Lesson 6: Farm murders are part of the bigger picture

Farm murders form part of the bigger picture of the government’s decay in the country. This include the decay of rural towns, poor management by government, the economic recession, record low unemployment rates and the general failure of the ANC government.

Lesson 7: Minorities have fewer rights

The Constitution’s papers that guarantees everyone is each other’s equals and has the same rights have been overtaken by practice. Racial policy was not abolished after 1994, but merely placed under new management. Dr James Myburgh worked out that 83 pieces of race legislation (or similar) had already been passed down by the ANC government. The Constitutional Court itself confirmed that race determines employment.

The court, through the Chief Justice, made it clear that the judiciary shares the legislative and executive authority’s ideology of radical transformation of the entire society. The Constitution entrench majority rights instead of minority rights. The reality is that the rights of members of the majority weighs heavier than those of the minorities. The worst is that this racial dispensation is so “normalised” that many people will deny that there is discrimination against minorities. They think it is “normal”.

Lesson 8: Minority existence in rural areas become unsustainable

A minority with political power can ensure that the conditions for a sustainable minority life in rural areas exist. It involves issues such as Western town management, safety, property rights, infrastructure, working public services and cultural institutions such as schools and old age homes. These conditions for sustainable minority existence has expired, and the majority control almost all aspects of minorities’ lives.

Lesson 9: Estrangement

The events at Senekal, once again showed how deep the estrangement is between the government and the Afrikaner. There is very little trust that can be built on, and there few indications that the ANC realises that a new settlement is needed in the country to overcome all the crises.

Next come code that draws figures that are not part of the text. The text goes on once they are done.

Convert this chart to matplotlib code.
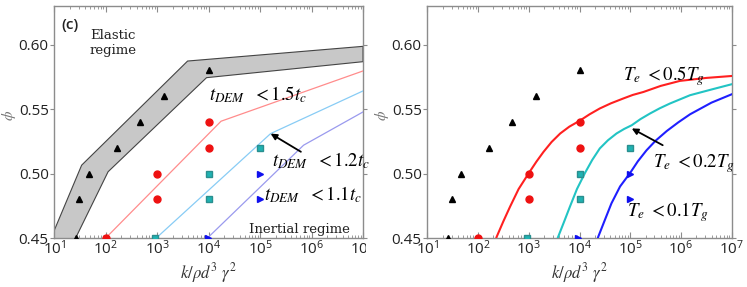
import numpy as np
import matplotlib
matplotlib.use("Agg")
import matplotlib.pyplot as plt
from matplotlib.ticker import LogLocator, FixedLocator, NullFormatter
from matplotlib.transforms import Bbox, TransformedBbox

plt.rcParams['mathtext.fontset'] = 'stix'
plt.rcParams['font.family'] = ['Open Sans', 'DejaVu Sans']

# ---- data (shared markers) ----
tri_x = [26, 30, 47, 166, 470, 1365, 1e4]
tri_y = [0.45, 0.48, 0.50, 0.52, 0.54, 0.56, 0.58]
circ_x = [100, 1000, 1000, 1e4, 1e4]
circ_y = [0.45, 0.48, 0.50, 0.52, 0.54]
sq_x = [910, 1e4, 1e4, 1e5]
sq_y = [0.45, 0.48, 0.50, 0.52]
rtri_x = [9500, 1e5, 1e5]
rtri_y = [0.45, 0.48, 0.50]

# ---- left panel: band and piecewise lines ----
band_upper_x = [8, 10, 34, 3900, 1e7]
band_upper_y = [0.4445, 0.456, 0.5065, 0.5873, 0.5987]
band_lower_x = [20, 26, 111, 9100, 1e7]
band_lower_y = [0.44, 0.45, 0.5014, 0.5744, 0.5868]

red_lin_x = [100, 17400, 1e7]
red_lin_y = [0.45, 0.5406, 0.5796]
cyan_lin_x = [960, 1.6e5, 1e7]
cyan_lin_y = [0.45, 0.531, 0.5641]
blue_lin_x = [9500, 7e5, 1e7]
blue_lin_y = [0.45, 0.522, 0.5478]

# ---- right panel: curves (log10 k, phi) ----
red_cur_logx = [2.30, 2.368, 2.50, 2.63, 2.80, 3.005, 3.15, 3.29, 3.45, 3.62, 3.80, 4.0,
                4.20, 4.40, 4.62, 4.86, 5.05, 5.26, 5.60, 5.98, 6.5, 7.0]
red_cur_y = [0.443, 0.451, 0.463, 0.4742, 0.488, 0.5006, 0.5092, 0.5168, 0.5245, 0.5311,
             0.5364, 0.5409, 0.5460, 0.5505, 0.5545, 0.5582, 0.5610, 0.5633, 0.5680,
             0.5719, 0.5742, 0.5757]
cyan_cur_logx = [3.50, 3.58, 3.70, 3.81, 3.95, 4.11, 4.25, 4.40, 4.56, 4.73, 4.88, 5.03,
                 5.20, 5.39, 5.58, 5.78, 6.18, 6.6, 7.0]
cyan_cur_y = [0.442, 0.451, 0.463, 0.4742, 0.488, 0.5006, 0.5105, 0.5195, 0.5258, 0.5311,
              0.5346, 0.5375, 0.5422, 0.5466, 0.5506, 0.5543, 0.5608, 0.5652, 0.5693]
blue_cur_logx = [4.30, 4.37, 4.50, 4.63, 4.80, 5.0, 5.15, 5.32, 5.50, 5.72, 5.95, 6.18,
                 6.6, 7.0]
blue_cur_y = [0.443, 0.451, 0.464, 0.4769, 0.490, 0.5006, 0.5095, 0.518, 0.5255, 0.533,
              0.5398, 0.546, 0.555, 0.5615]

W, H = 747, 287
fig = plt.figure(figsize=(W / 100, H / 100), dpi=100)
axL = fig.add_axes([54.3 / W, 1 - 238 / H, (363 - 54.3) / W, (238 - 6) / H])
axR = fig.add_axes([427.3 / W, 1 - 238 / H, (731.7 - 427.3) / W, (238 - 6) / H])

spine_col = '#8c8c8c'
serif = 'DejaVu Serif'

def style(ax, width_px):
    ax.set_xscale('log')
    ax.set_xlim(10, 1e7)
    ax.set_ylim(0.45, 0.63)
    ax.xaxis.set_major_locator(LogLocator(base=10, numticks=10))
    ax.xaxis.set_minor_locator(LogLocator(base=10, subs=np.arange(2, 10), numticks=20))
    ax.xaxis.set_minor_formatter(NullFormatter())
    ax.yaxis.set_major_locator(FixedLocator([0.45, 0.50, 0.55, 0.60]))
    ax.set_yticklabels(['0.45', '0.50', '0.55', '0.60'])
    for s in ax.spines.values():
        s.set_color(spine_col)
        s.set_linewidth(1.0)
    ax.tick_params(axis='x', which='both', direction='in', top=True, bottom=True,
                   color=spine_col, labelsize=11, pad=1, labelcolor='#222222')
    ax.tick_params(axis='x', which='major', length=4)
    ax.tick_params(axis='x', which='minor', length=2)
    ax.tick_params(axis='y', which='both', direction='out', left=True, right=True,
                   color=spine_col, length=3, labelsize=11, pad=1, labelcolor='#222222')
    ax.set_xlabel(r'$k/\rho d^3\ \gamma^2$', fontsize=12, labelpad=2, color='#333333')
    ax.set_ylabel(r'$\phi$', fontsize=11, color='#777777')
    ax.yaxis.set_label_coords(-36.0 / width_px, 0.53)
    ms = 5
    ax.plot(tri_x, tri_y, '^', color='black', ms=ms, zorder=5)
    ax.plot(circ_x, circ_y, 'o', color='#ee1111', ms=ms, zorder=5)
    ax.plot(sq_x, sq_y, 's', color='#20b2b2', mec='#2a8f8f', ms=ms, zorder=5)
    ax.plot(rtri_x, rtri_y, '>', color='#1010ee', ms=ms, zorder=5)

style(axL, 308.7)
style(axR, 304.4)

# ---- left panel ----
bx = np.concatenate([band_upper_x, band_lower_x[::-1]])
by = np.concatenate([band_upper_y, band_lower_y[::-1]])
axL.fill(bx, by, facecolor='#c8c8c8', edgecolor='#444444', lw=0.8, zorder=2)
axL.plot(red_lin_x, red_lin_y, color='#ff8c8c', lw=0.9, zorder=3)
axL.plot(cyan_lin_x, cyan_lin_y, color='#88ccf5', lw=0.9, zorder=3)
axL.plot(blue_lin_x, blue_lin_y, color='#9a9aee', lw=0.9, zorder=3)
axL.annotate('', xy=(1.6e5, 0.531), xytext=(6.2e5, 0.5169),
             arrowprops=dict(arrowstyle='-|>', color='black', lw=1.3,
                             mutation_scale=9, shrinkA=0, shrinkB=0), zorder=6)

axL.text(13.9, 0.615, '(c)', fontsize=11, ha='left', va='center', color='#222222',
         fontweight='semibold')
axL.text(49, 0.601, 'Elastic\nregime', fontsize=9.5, ha='left', va='center',
         family=serif, linespacing=1.2, color='#222222')
axL.text(1e4, 0.561, r'$t_{DEM}\ \ <1.5t_c$', fontsize=13.5, ha='left', va='center')
axL.text(10 ** 5.24, 0.5104, r'$t_{DEM}\ \ <1.2t_c$', fontsize=13.5, ha='left', va='center',
         clip_on=False)
axL.text(10 ** 5.08, 0.4833, r'$t_{DEM}\ \ <1.1t_c$', fontsize=13.5, ha='left', va='center')
axL.text(10 ** 4.79, 0.4567, 'Inertial regime', fontsize=9.5, ha='left', va='center',
         family=serif, color='#222222')

# ---- right panel ----
axR.plot(10 ** np.array(red_cur_logx), red_cur_y, color='#ff2020', lw=1.5, zorder=3)
axR.plot(10 ** np.array(cyan_cur_logx), cyan_cur_y, color='#22c4c4', lw=1.5, zorder=3)
axR.plot(10 ** np.array(blue_cur_logx), blue_cur_y, color='#1f1fff', lw=1.5, zorder=3)
axR.annotate('', xy=(10 ** 5.03, 0.535), xytext=(10 ** 5.64, 0.522),
             arrowprops=dict(arrowstyle='-|>', color='black', lw=1.3,
                             mutation_scale=9, shrinkA=0, shrinkB=0), zorder=6)
axR.text(10 ** 4.85, 0.576, r'$T_e\ <0.5T_g$', fontsize=13.5, ha='left', va='center')
axR.text(10 ** 5.44, 0.5079, r'$T_e\ <0.2T_g$', fontsize=13.5, ha='left', va='center')
axR.text(10 ** 4.94, 0.4704, r'$T_e\ <0.1T_g$', fontsize=13.5, ha='left', va='center')

# clip the last x tick label of the left panel as in the reference
fig.canvas.draw()
clipbox = TransformedBbox(Bbox([[0, 0], [366 / W, 1]]), fig.transFigure)
for lab in axL.get_xticklabels():
    lab.set_clip_box(clipbox)
    lab.set_clip_on(True)

fig.savefig('out.png', dpi=100)
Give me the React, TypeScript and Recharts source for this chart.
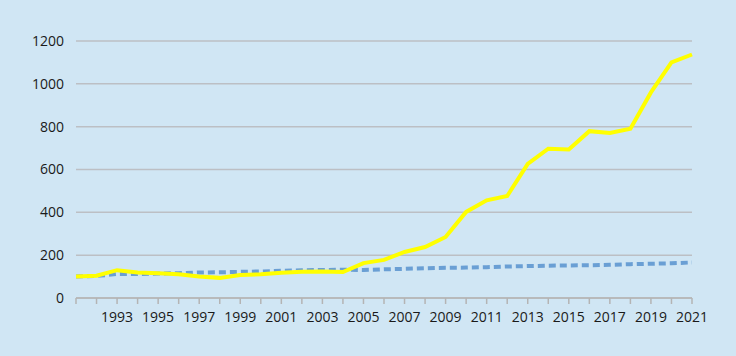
import React from "react";
import { LineChart, Line, XAxis, YAxis, CartesianGrid } from "recharts";

const years = [
  1991, 1992, 1993, 1994, 1995, 1996, 1997, 1998, 1999, 2000, 2001, 2002, 2003, 2004, 2005, 2006,
  2007, 2008, 2009, 2010, 2011, 2012, 2013, 2014, 2015, 2016, 2017, 2018, 2019, 2020, 2021,
];

const yellowValues = [
  100, 104, 130, 119, 116, 111, 100, 94, 107, 111, 118, 123, 124, 121, 163, 178,
  215, 238, 285, 402, 456, 476, 626, 697, 693, 779, 771, 790, 960, 1100, 1137,
];

const blueValues = [
  100, 103, 112, 112, 114, 116, 119, 120, 122, 124, 127, 129, 131, 132, 131, 134,
  136, 139, 141, 142, 144, 147, 149, 151, 152, 153, 155, 158, 160, 162, 166,
];

const labeledYears = [
  1993, 1995, 1997, 1999, 2001, 2003, 2005, 2007, 2009, 2011, 2013, 2015, 2017, 2019, 2021,
];

const yTicks = [0, 200, 400, 600, 800, 1000, 1200];

const data = years.map((year, i) => ({
  year,
  yellow: yellowValues[i],
  blue: blueValues[i],
}));

const font = "'Open Sans', 'Noto Sans', sans-serif";

export default function App() {
  return (
    <div style={{ position: "fixed", left: 0, top: 0, width: 736, height: 356, background: "#d0e6f4" }}>
      <LineChart width={736} height={356} data={data} margin={{ top: 41, right: 44, bottom: 0, left: 0 }}>
        <CartesianGrid vertical={false} stroke="#bcbfc4" strokeWidth={1.5} />
        <XAxis
          dataKey="year"
          type="number"
          domain={[1991, 2021]}
          ticks={years}
          interval={0}
          tickFormatter={(v: number) => (labeledYears.includes(v) ? String(v) : "")}
          height={58}
          stroke="#b4b4b4"
          strokeWidth={1.5}
          tickSize={6}
          tickMargin={8}
          tick={{ fill: "#1a1a1a", fontSize: 14, fontFamily: font }}
        />
        <YAxis
          type="number"
          domain={[0, 1200]}
          ticks={yTicks}
          width={76}
          axisLine={false}
          tickLine={false}
          tickMargin={6}
          tick={{ fill: "#1a1a1a", fontSize: 14, fontFamily: font }}
        />
        <Line
          dataKey="blue"
          stroke="#6a9fd4"
          strokeWidth={4}
          strokeDasharray="7 4"
          dot={false}
          isAnimationActive={false}
        />
        <Line
          dataKey="yellow"
          stroke="#ffff00"
          strokeWidth={4}
          dot={false}
          isAnimationActive={false}
        />
      </LineChart>
    </div>
  );
}
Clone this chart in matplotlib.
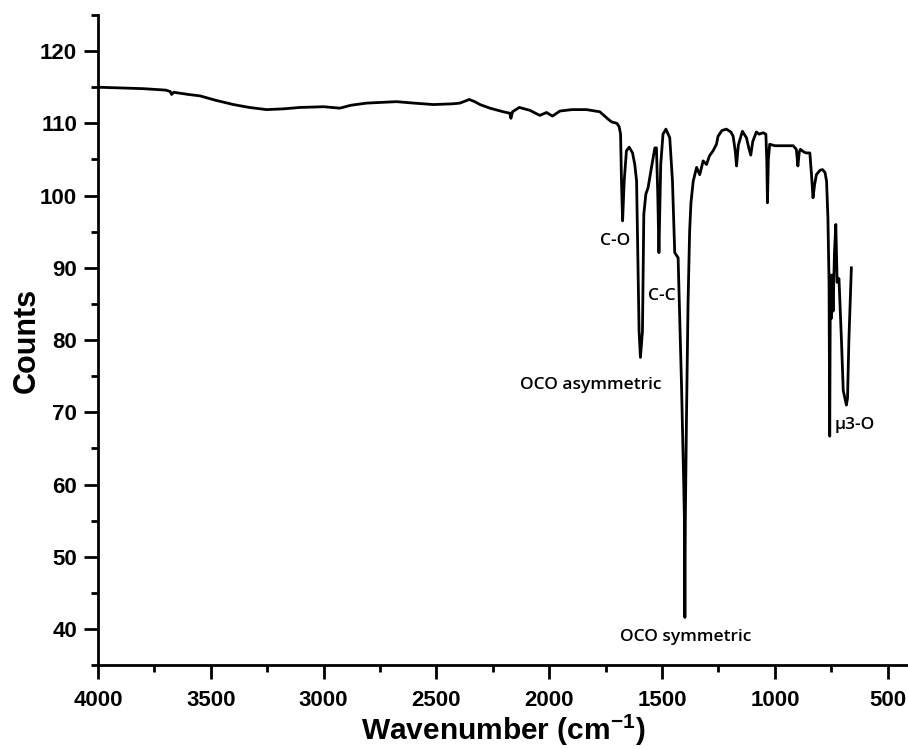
import matplotlib.pyplot as plt
from matplotlib.ticker import MultipleLocator

# FTIR spectrum
wavenumber = [
    4000, 3900, 3800, 3700, 3680, 3674, 3665, 3600, 3548, 3480, 3400, 3330,
    3253, 3180, 3105, 3000, 2928, 2880, 2810, 2677, 2600, 2514, 2430, 2396,
    2355, 2330, 2307, 2263, 2204, 2175, 2170, 2163, 2133, 2086, 2042, 2012,
    1986, 1953, 1900, 1835, 1776, 1740, 1724, 1700, 1690, 1684, 1680, 1675,
    1668, 1658, 1646, 1631, 1621, 1613, 1602, 1596, 1587, 1581, 1572, 1562,
    1547, 1532, 1525, 1519, 1514, 1509, 1506, 1496, 1483, 1466, 1454, 1444,
    1429, 1414, 1404, 1401, 1399, 1397, 1392, 1385, 1378, 1372, 1362, 1347,
    1333, 1318, 1303, 1290, 1274, 1259, 1252, 1235, 1215, 1195, 1185, 1175,
    1170, 1162, 1144, 1126, 1115, 1107, 1098, 1082, 1070, 1052, 1040, 1036,
    1033, 1029, 1023, 1000, 960, 919, 905, 898, 892, 887, 870, 860,
    845, 838, 831, 824, 816, 800, 789, 778, 771, 765, 760, 757,
    754, 750, 746, 742, 736, 730, 724, 716, 705, 697, 690, 683,
    678, 672, 661,
]
counts = [
    115.0, 114.9, 114.8, 114.6, 114.4, 114.0, 114.3, 114.0, 113.8, 113.2, 112.6, 112.2,
    111.9, 112.0, 112.2, 112.3, 112.1, 112.5, 112.8, 113.0, 112.8, 112.6, 112.7, 112.8,
    113.3, 113.0, 112.6, 112.1, 111.6, 111.4, 110.7, 111.6, 112.2, 111.8, 111.1, 111.5,
    111.0, 111.7, 111.9, 111.9, 111.6, 110.6, 110.2, 110.0, 109.5, 108.5, 102.0, 96.5,
    102.0, 106.2, 106.7, 105.9, 104.3, 102.0, 81.2, 77.6, 81.2, 97.4, 100.2, 101.1,
    103.9, 106.6, 106.6, 100.0, 92.1, 100.0, 104.3, 108.5, 109.2, 108.0, 102.0, 92.1,
    91.4, 73.9, 60.0, 55.0, 41.6, 55.0, 69.0, 85.0, 95.0, 99.0, 102.0, 103.9,
    102.9, 104.8, 104.3, 105.5, 106.2, 107.1, 108.2, 109.0, 109.2, 108.8, 108.2, 106.0,
    104.1, 107.0, 108.9, 108.0, 106.5, 105.6, 107.5, 108.8, 108.5, 108.7, 108.5, 105.0,
    99.0, 105.0, 107.1, 106.9, 106.9, 106.9, 106.4, 104.1, 106.0, 106.4, 106.0, 105.9,
    105.9, 103.0, 99.7, 101.5, 102.9, 103.5, 103.6, 103.2, 102.0, 97.0, 88.0, 66.7,
    89.0, 83.0, 89.0, 84.0, 92.0, 96.0, 88.0, 88.5, 80.0, 73.0, 72.0, 71.0,
    72.0, 80.0, 90.0,
]

# peak assignments: text, x, y, alignment
peak_labels = ["C-O", "C-C", "OCO asymmetric", "OCO symmetric", "\u03bc3-O"]
label_x = [1709, 1503, 1816, 1395, 735]
label_y = [93.7, 86.1, 73.8, 38.9, 68.2]
label_ha = ["center", "center", "center", "center", "left"]

fig = plt.figure(figsize=(9.08, 7.49), dpi=100)
ax = fig.add_axes([0.108, 0.112, 0.892, 0.868])

ax.plot(wavenumber, counts, color="black", lw=2.0)

for txt, x, y, ha in zip(peak_labels, label_x, label_y, label_ha):
    ax.text(x, y, txt, ha=ha, va="center", fontsize=12.5,
            family=["Open Sans", "DejaVu Sans"], fontweight="semibold")

ax.set_xlim(4000, 410)
ax.set_ylim(35, 125)

ax.xaxis.set_major_locator(MultipleLocator(500))
ax.xaxis.set_minor_locator(MultipleLocator(250))
ax.yaxis.set_major_locator(MultipleLocator(10))
ax.yaxis.set_minor_locator(MultipleLocator(5))

ax.spines["top"].set_visible(False)
ax.spines["right"].set_visible(False)
for s in ["left", "bottom"]:
    ax.spines[s].set_linewidth(2.0)

ax.tick_params(which="major", direction="out", length=10, width=2.0)
ax.tick_params(which="minor", direction="out", length=5, width=2.0)
ax.tick_params(axis="x", which="major", pad=8)
ax.tick_params(axis="y", which="major", pad=5)

for lab in ax.get_xticklabels() + ax.get_yticklabels():
    lab.set_fontfamily("Liberation Sans")
    lab.set_fontweight("bold")
    lab.set_fontsize(16)

ax.set_xlabel("Wavenumber (cm$^{\\mathregular{-1}}$)", fontsize=21.5,
              fontweight="bold", family="Liberation Sans", labelpad=1)
ax.set_ylabel("Counts", fontsize=22, fontweight="bold",
              family="Liberation Sans", labelpad=-1)

fig.savefig("out.png", dpi=100)
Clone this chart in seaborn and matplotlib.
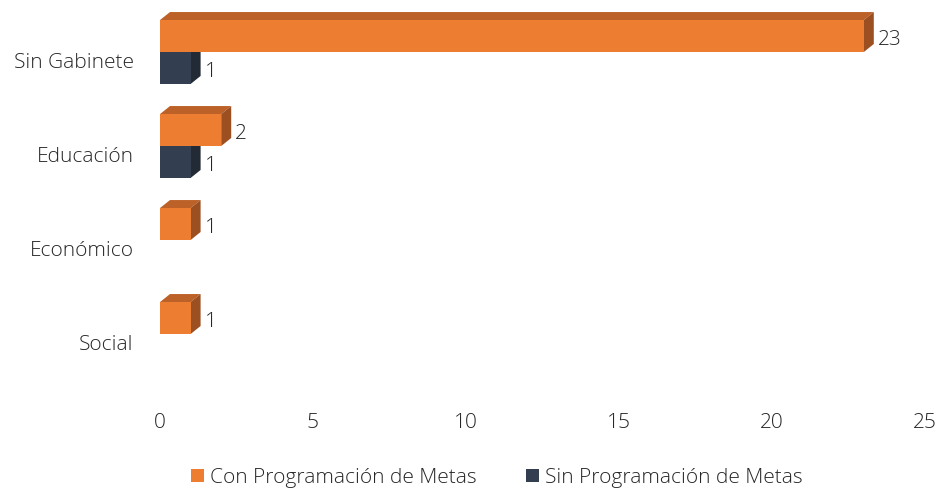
import pandas as pd
import matplotlib
matplotlib.use("Agg")
import matplotlib.pyplot as plt
import matplotlib.transforms as mtransforms
from matplotlib.patches import Polygon, Patch
import seaborn as sns

# data
categories = ["Sin Gabinete", "Educación", "Económico", "Social"]
con_metas = [23, 2, 1, 1]
sin_metas = [1, 1, 0, 0]
series = ["Con Programación de Metas", "Sin Programación de Metas"]
x_ticks = [0, 5, 10, 15, 20, 25]

front = {series[0]: "#ED7D31", series[1]: "#333F50"}
top_col = {series[0]: "#BC6128", series[1]: "#28323F"}
side_col = {series[0]: "#9C5021", series[1]: "#222A36"}
TXT = "#262626"
FS = 15
DX, DY = 10, 8  # depth of the fake 3d, in pixels

df = pd.DataFrame({
    "area": categories * 2,
    "serie": [series[0]] * 4 + [series[1]] * 4,
    "valor": con_metas + sin_metas,
})

sns.set_theme(style="white")
plt.rcParams["font.family"] = ["Open Sans", "DejaVu Sans"]
plt.rcParams["font.weight"] = "light"

fig = plt.figure(figsize=(9.37, 4.88), dpi=100)
ax = fig.add_axes([160 / 937, 107 / 488, 765 / 937, 376 / 488])

sns.barplot(data=df, y="area", x="valor", hue="serie", order=categories,
            hue_order=series, palette=front, orient="h", width=0.68,
            saturation=1, linewidth=0, legend=False, ax=ax)

ax.set_xlim(0, 25)
ax.set_ylim(3.5, -0.5)
ax.set_xticks(x_ticks)
ax.set_xlabel("")
ax.set_ylabel("")
sns.despine(ax=ax, left=True, bottom=True)
ax.tick_params(axis="x", length=0, pad=23, labelsize=FS, labelcolor=TXT)
ax.tick_params(axis="y", length=0, pad=19, labelsize=FS, labelcolor=TXT)
for lab in ax.get_yticklabels():
    lab.set_transform(lab.get_transform() +
                      mtransforms.ScaledTranslation(0, -0.08, fig.dpi_scale_trans))

# fake 3d faces: top and right side of every bar
fig.canvas.draw()
ident = mtransforms.IdentityTransform()
bars = list(ax.patches)
n = len(categories)
for i, bar in enumerate(bars):
    s = series[i // n]
    z = 3 if s == series[0] else 2
    bar.set_zorder(z)
    w = bar.get_width()
    if w <= 0:
        continue
    x0, y0 = bar.get_x(), bar.get_y()
    h = bar.get_height()
    (xl, yb), (xr, yt) = ax.transData.transform([(x0, y0 + h), (x0 + w, y0)])
    top = Polygon([(xl, yt), (xr, yt), (xr + DX, yt + DY), (xl + DX, yt + DY)],
                  closed=True, transform=ident, facecolor=top_col[s],
                  edgecolor="none", zorder=z - 0.5, clip_on=False)
    side = Polygon([(xr, yb), (xr, yt), (xr + DX, yt + DY), (xr + DX, yb + DY)],
                   closed=True, transform=ident, facecolor=side_col[s],
                   edgecolor="none", zorder=z - 0.5, clip_on=False)
    ax.add_artist(top)
    ax.add_artist(side)
    ax.annotate(f"{w:.0f}", xy=(x0 + w, y0 + h / 2), xytext=(DX + 4, -4),
                textcoords="offset pixels", ha="left", va="center",
                fontsize=FS, color=TXT, zorder=5)

handles = [Patch(facecolor=front[s], edgecolor="none", label=s) for s in series]
fig.legend(handles=handles, loc="center", bbox_to_anchor=(497 / 937, 10 / 488),
           ncol=2, frameon=False, fontsize=FS, labelcolor=TXT,
           handlelength=0.6, handleheight=0.6, handletextpad=0.3,
           columnspacing=2.4)

fig.savefig("out.png", dpi=100)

Although personal relations between people of different races are still good, the poor political relations lead to estrangement. ANC politicians use white people as scapegoats to divert attention from their failures. It is becoming more and more popular to govern against white people. Politicians hope to move Afrikaner statues to a so-called “park of shame”, hoping that it will divert attention from the country full of monuments of ANC scandals and failures.

Lesson 10: We want to, can and will ourselves

The failure of ANC governance in the country necessitates greater Afrikaner self-government. We have no other choice. The only future we will have is the one we are going to create ourselves. Fortunately, we do not have to start at the beginning. We have long been building on growing self-government through the network of self-help organisations that the Solidarity Movement has built up over recent years. The challenge, however, is to shift to a new gear of accelerated building, in light of the accelerating state collapse we currently experience.

Let us honour the memory of Brendin Horner, by using these lessons to build the conditions for a sustainable free, safe and prosperous existence for Afrikaners.